Wednesday, February 3, 2010

Answer to the Marketing Brain Teaser from Last Entry

Help me. I posed a question to all readers, got a ton of responses, some of which were actually correct and devoid of curse words. ALL were interesting. Very cool to get different perspectives.

Summarized question: “There are four elements in your ‘Marketing Equation’. Two mentioned in the article were ‘incoming leads’ and ‘conversions’ (or commonly ‘closing ratio’). What are the other two?”

Before you read the answer, my intention was to gather the four BIG elements for those of you not running your marketing by formula. I said in the article, “other numbers are just fluff”.

Since I uttered that statement, I’ve been asked to step down by Democrats, Republicans, and the Sham-Wow guy, who is now the Slap-Chop guy. I regret any convenience I may have caused and humbly apologize to everyone except the Yellow Pages.

Admittedly, there ARE other meaningful numbers and I’ve given credit where due.

Here are the winners AND numbers to know in your Direct Response marketing formula, plus another highly insulting remark to the Yellow Pages.

1.Leads generated– only attributable to Direct Response marketing. Direct Response ads have – as their name implies – a lead generation component and are accountable thereto. If you sent out a Holiday Card or TOMA or Retention piece and were hoping to count “leads” as a result, you may as well plant a strawberry vine and start looking for cumquats.

2.Leads converted – Often based on #1 per campaign, but also as a general measure of closing ratio for all leads. I do NOT like blending “all leads” together since a customer calls in as a lead with a 70-80% closing average vs. a ‘first time caller’ with a 30% closing average.

3.Cost per lead – This figures in the media and fulfillment costs and as such, gives you a baseline for measurement. Advertising during the SuperBowl might get you 1,000 leads, but the CPL will likely be rotten. This figure generally runs between $75 and $200, still a potential loser at the lower price (insolvent unsellable prospects) or very profitable at the higher figure. Has to do with transaction size and of course…

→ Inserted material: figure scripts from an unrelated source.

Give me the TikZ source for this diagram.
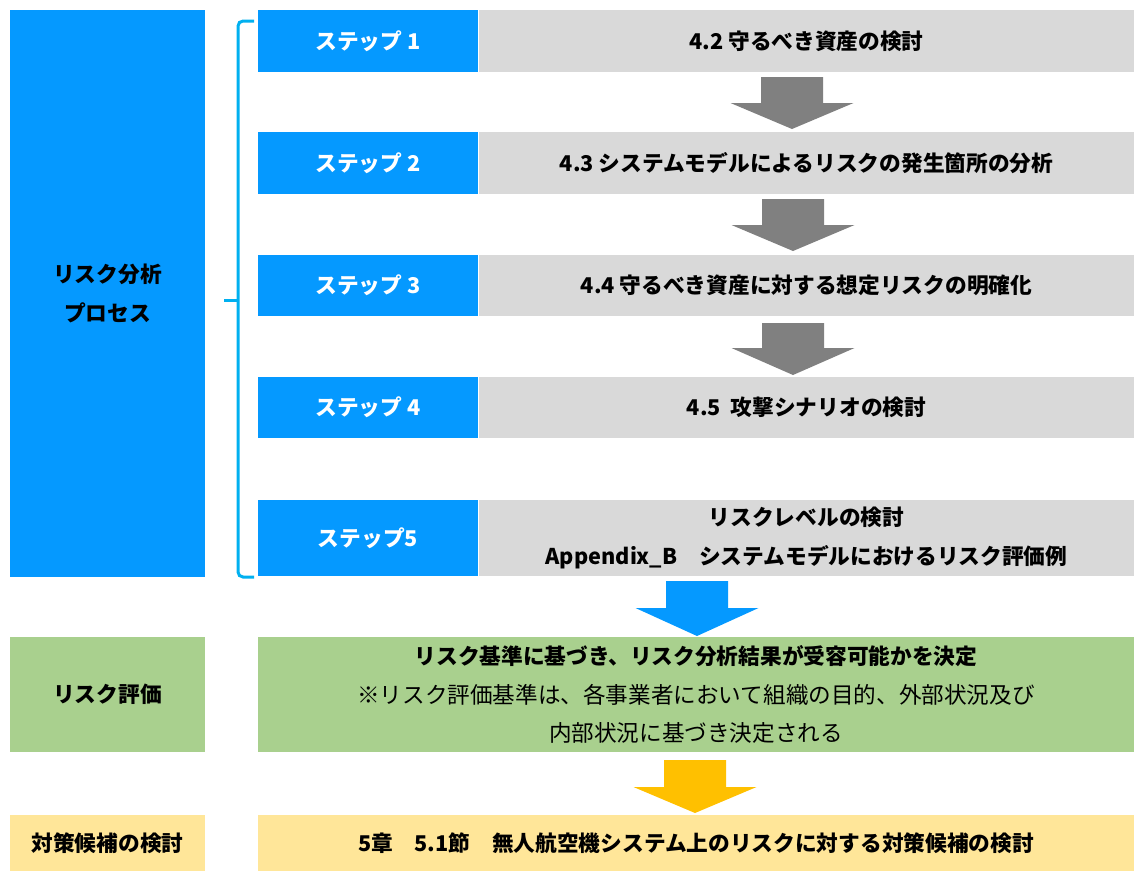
\documentclass[tikz,border=0pt]{standalone}
\usepackage{fontspec}
\setmainfont{Noto Sans CJK JP}
\definecolor{stepblue}{HTML}{0599FF}
\definecolor{stepgray}{HTML}{D9D9D9}
\definecolor{arrgray}{HTML}{808080}
\definecolor{evalgreen}{HTML}{A9D08E}
\definecolor{candyellow}{HTML}{FFE699}
\definecolor{arryellow}{HTML}{FFC000}
\definecolor{bracecol}{HTML}{00B0F0}
\newcommand\blkarrow[5]{\fill[#1] (#2-31,#3) -- (#2+31,#3) -- (#2+31,#4) -- (#2+61.5,#4) -- (#2,#5) -- (#2-61.5,#4) -- (#2-31,#4) -- cycle;}
\newcommand\regline[1]{{\fontsize{22.6}{38.5}\selectfont\mdseries #1}}
\begin{document}
\begin{tikzpicture}[x=1pt,y=-1pt,
  box/.style={rectangle,inner sep=0pt,outer sep=0pt,align=center,font=\fontsize{21.7}{38.5}\selectfont\bfseries},
  bluebox/.style={box,fill=stepblue,text=white,minimum width=220pt},
  graybox/.style={box,fill=stepgray,minimum width=655pt},
  leftbox/.style={box,minimum width=195pt},
  rightbox/.style={box,minimum width=876pt}]
\useasboundingbox (0,0) rectangle (1134,871);
\fill[white] (0,0) rectangle (1134,871);
% left blue
\node[leftbox,fill=stepblue,minimum height=567pt] (lp) at (107.5,293.5) {リスク分析\\プロセス};
% steps
\node[bluebox,minimum height=62pt] (s1) at (368,41) {ステップ 1};
\node[graybox,minimum height=62pt] (g1) at (806.5,41) {4.2 守るべき資産の検討};
\node[bluebox,minimum height=62pt] (s2) at (368,163) {ステップ 2};
\node[graybox,minimum height=62pt] (g2) at (806.5,163) {4.3 システムモデルによるリスクの発生箇所の分析};
\node[bluebox,minimum height=61pt] (s3) at (368,285.5) {ステップ 3};
\node[graybox,minimum height=61pt] (g3) at (806.5,285.5) {4.4 守るべき資産に対する想定リスクの明確化};
\node[bluebox,minimum height=61pt] (s4) at (368,407.5) {ステップ 4};
\node[graybox,minimum height=61pt] (g4) at (806.5,407.5) {4.5\ \ 攻撃シナリオの検討};
\node[bluebox,minimum height=76pt] (s5) at (368,538) {ステップ5};
\node[graybox,minimum height=76pt] (g5) at (806.5,538) {リスクレベルの検討\\Appendix\_B　システムモデルにおけるリスク評価例};
% brace
\draw[bracecol,line width=3pt,rounded corners=5pt] (254,21) -- (238,21) -- (238,577) -- (254,577);
\draw[bracecol,line width=3pt] (238,300) -- (224,300);
% gray arrows
\blkarrow{arrgray}{792}{77}{103}{129}
\blkarrow{arrgray}{793}{199}{225}{251}
\blkarrow{arrgray}{793}{323}{348}{375}
% evaluation
\blkarrow{stepblue}{697}{581}{608}{636}
\node[leftbox,fill=evalgreen,minimum height=115pt] (ev) at (107.5,694.5) {リスク評価};
\node[rightbox,fill=evalgreen,minimum height=115pt] (evr) at (696,694.5) {リスク基準に基づき、リスク分析結果が受容可能かを決定\\
  \regline{※リスク評価基準は、各事業者において組織の目的、外部状況及び}\\
  \regline{内部状況に基づき決定される}};
% candidates
\blkarrow{arryellow}{695}{760}{787}{813}
\node[leftbox,fill=candyellow,minimum height=56pt] (cd) at (107.5,843) {対策候補の検討};
\node[rightbox,fill=candyellow,minimum height=56pt] (cdr) at (696,843) {5章　5.1節　無人航空機システム上のリスクに対する対策候補の検討};
\end{tikzpicture}
\end{document}
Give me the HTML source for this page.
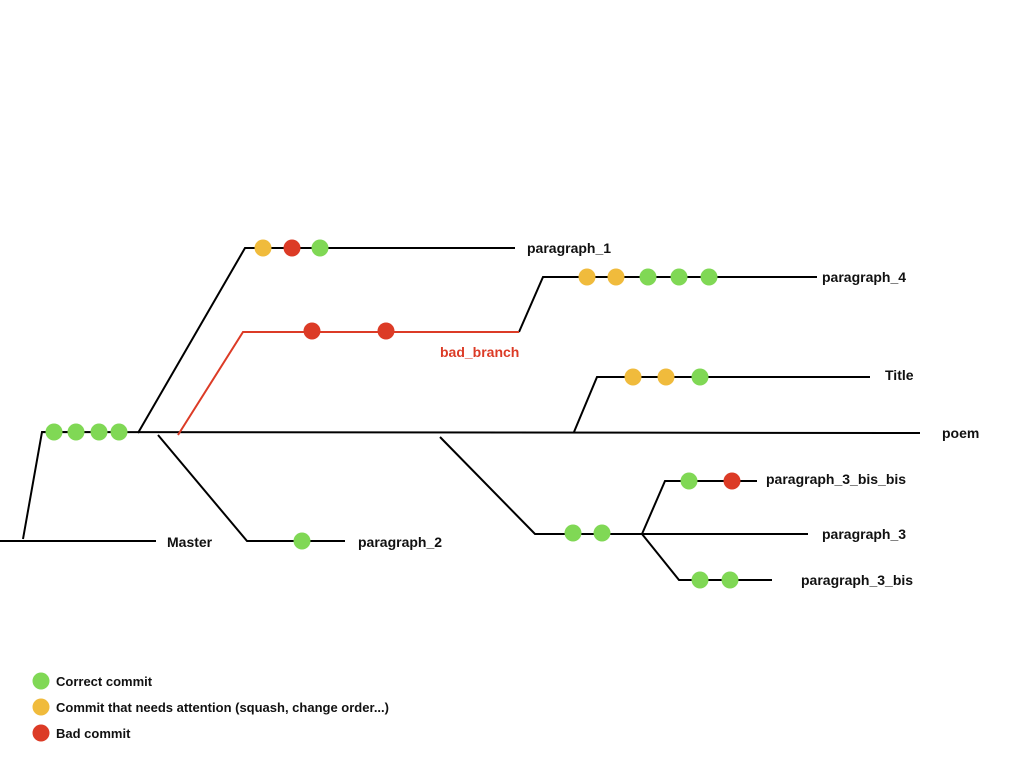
<!DOCTYPE html>
<html><head><meta charset="utf-8"><style>
html,body{margin:0;padding:0;background:#fff;}
svg{display:block;}
text{font-family:"Liberation Sans",Arial,sans-serif;font-weight:bold;font-size:14px;fill:#111;}
.l{font-size:13px;}
</style></head><body>
<svg width="1024" height="768" viewBox="0 0 1024 768" xmlns="http://www.w3.org/2000/svg">
<g fill="none" stroke="#000" stroke-width="2">
<polyline points="0,541 156,541"/>
<polyline points="23,539 42,432 920,433"/>
<polyline points="138,433 245,248 515,248"/>
<polyline points="519,332 543,277 817,277"/>
<polyline points="574,432 597,377 870,377"/>
<polyline points="158,435 247,541 345,541"/>
<polyline points="440,437 535,534 808,534"/>
<polyline points="642,534 665,481 757,481"/>
<polyline points="642,534 679,580 772,580"/>
</g>
<polyline points="178,435 243,332 519,332" fill="none" stroke="#dc3b26" stroke-width="2"/>
<g fill="#80d855">
<circle cx="54" cy="432" r="8.5"/><circle cx="76" cy="432" r="8.5"/><circle cx="99" cy="432" r="8.5"/><circle cx="119" cy="432" r="8.5"/>
<circle cx="320" cy="248" r="8.5"/>
<circle cx="648" cy="277" r="8.5"/><circle cx="679" cy="277" r="8.5"/><circle cx="709" cy="277" r="8.5"/>
<circle cx="700" cy="377" r="8.5"/>
<circle cx="302" cy="541" r="8.5"/>
<circle cx="573" cy="533" r="8.5"/><circle cx="602" cy="533" r="8.5"/>
<circle cx="689" cy="481" r="8.5"/>
<circle cx="700" cy="580" r="8.5"/><circle cx="730" cy="580" r="8.5"/>
<circle cx="41" cy="681" r="8.5"/>
</g>
<g fill="#f0bb3c">
<circle cx="263" cy="248" r="8.5"/>
<circle cx="587" cy="277" r="8.5"/><circle cx="616" cy="277" r="8.5"/>
<circle cx="633" cy="377" r="8.5"/><circle cx="666" cy="377" r="8.5"/>
<circle cx="41" cy="707" r="8.5"/>
</g>
<g fill="#dc3b26">
<circle cx="292" cy="248" r="8.5"/>
<circle cx="312" cy="331" r="8.5"/><circle cx="386" cy="331" r="8.5"/>
<circle cx="732" cy="481" r="8.5"/>
<circle cx="41" cy="733" r="8.5"/>
</g>
<text x="527" y="253">paragraph_1</text>
<text x="822" y="282">paragraph_4</text>
<text x="440" y="357" style="fill:#dc3b26">bad_branch</text>
<text x="885" y="380">Title</text>
<text x="942" y="438">poem</text>
<text x="167" y="547">Master</text>
<text x="358" y="547">paragraph_2</text>
<text x="766" y="484">paragraph_3_bis_bis</text>
<text x="822" y="539">paragraph_3</text>
<text x="801" y="585">paragraph_3_bis</text>
<text class="l" x="56" y="686">Correct commit</text>
<text class="l" x="56" y="712">Commit that needs attention (squash, change order...)</text>
<text class="l" x="56" y="738">Bad commit</text>
</svg>
</body></html>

4.Profit per sale (I’d have accepted ‘transaction size’ too, since that’s way easier to figure, is more part of marketing than operations.) People often ask, “How many leads should I expect from this campaign?” and there are general numbers (1% from Direct Mail a long accepted but now shrinking ‘standard’) yet even these overlook this more revealing figure. Not only is the list smaller for an $8000 bath remodel for example, it’d take far more $79 drain cleanings to make them equally profitable.
The above is why it is very important to know and use the “Break Even Rate” in direct response marketing, which is revealed below, but FIRST…

The Winners Circle:

There were several correct answers yet the most concise AND correct answer goes to Chris Kowalski who had a 7 word email that said, in its entirety:

1.Cost per lead
2.Profit per closed lead
I like it when people get to the point! All who submitted a correct answer will get a copy of Marketing Secrets. Hope you’ll write us a review!

Yet since I’m completely unfair, biased, and make up the rules as I go along, I’ve decided to award 2 honorable mentions –

The Runners Up:

1.Keith Calicoat wrote, “Decrease acquisition cost per customer and raise the frequency of transaction per customer”, which gets partial credit. Keith also put in, “If I win, I don't want the hot dogs!” Fair enough. That makes two of us.

2.J.S. Woolery from Home Energy suggested “raise average order size”, which is a great way to increase profits NOW from virtually every sale. I still contend that most contractors could increase prices by 10% today, not lose one customer (okay, the cheap ones) and put the entire bump on your paycheck.
BONUS feature today is the Break Even Rate Formula:

A/B = C

(C/D) x 100 = E

(E/F) x 100 = Break even response rate


A= Cost of Direct Response campaign

B = Profit per job/service offered in ‘A’.

C = Minimum job/services needed to break even

D = Average conversion (closing rate) on leads for this type job

E = Number of total leads needed to break even

F = Number of pieces mailed/audience


Obviously, the goal is to exceed “D” and “E” by the largest number you can. Now you know why the combination of these factors rules your fortunes.

I recommend a break even rate on ALL Direct Response ads you do for 2010. But then again, I recommend the slap chop, but only if the Yellow Page ad rep’s finger is in close proximity.

Have an awesome day. Let us help you make it even more of one!